New regulations would increase domestic content rules, and add unfair trade to waiver considerations.
President Biden signed an executive order on Monday that will begin a review of the Buy America preferences that govern purchasing rules when the federal government goes shopping. In remarks to the press, Biden said the order was first part of his Build Back Better domestic economic agenda, which would put federal money toward infrastructure investment, supply chain resilience, and industrial research and development.
“I’ve long said that I don’t accept the defeatist view that the forces of automation and globalization can keep union jobs from growing here in America,” the president said in a brief speech before signing the document. “I don’t buy for one second that the vitality of American manufacturing is a thing of the past. American manufacturing was the Arsenal of Democracy in World War II, and must be part of the engine of American prosperity now.”
The executive order Biden signed will scrutinize the waiver qualifications for existing federal Buy America laws, and creates a public database of contract exemptions with hopes of increasing competition from American manufacturers and suppliers. The order “also stipulates that more of a product’s components originate from U.S. factories, and hikes the government’s threshold of how much more can be paid to buy U.S. goods versus foreign products,” reports CBS News.
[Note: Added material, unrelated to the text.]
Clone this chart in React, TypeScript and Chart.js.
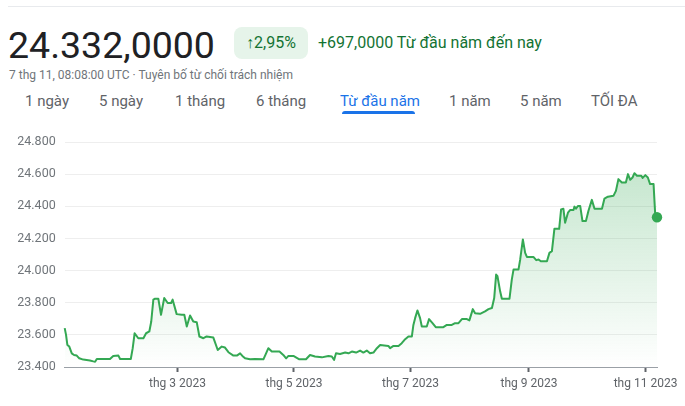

It also orders any government agency considering a waiver to a Buy America rule to first assess whether the cost advantage of a foreign-sourced product is the “result of the use of dumped steel, iron, or manufactured goods or the use of injuriously subsidized steel, iron, or manufactured goods.” There are trade rules on the books by which the government can apply tariffs to imported products if they’re found to be traded unfairly. This executive order would therefore encourage cooperation between American trade and government procurement policies. That’s a good thing.
The rules Biden’s order is reviewing are immensely popular. The Buy America concept – giving preference to domestic manufacturers and workers when the government buys supplies or builds out public infrastructure – polls very well with voters across the political spectrum.
That’s why Buy America executive orders are not new. President Trump signed more than one of them during his time in office, but the reports and rules those orders were supposed to promulgate often didn’t materialize — and so the orders went nowhere.
Biden vowed that wouldn’t be the case again. The order creates a new position within the Office of Management and Budget to manage these reviews and rule changes, and it requires progress reports on implementation and ongoing waiver use. It would appear the Biden administration is taking this seriously. That’s good! It’s what he campaigned on!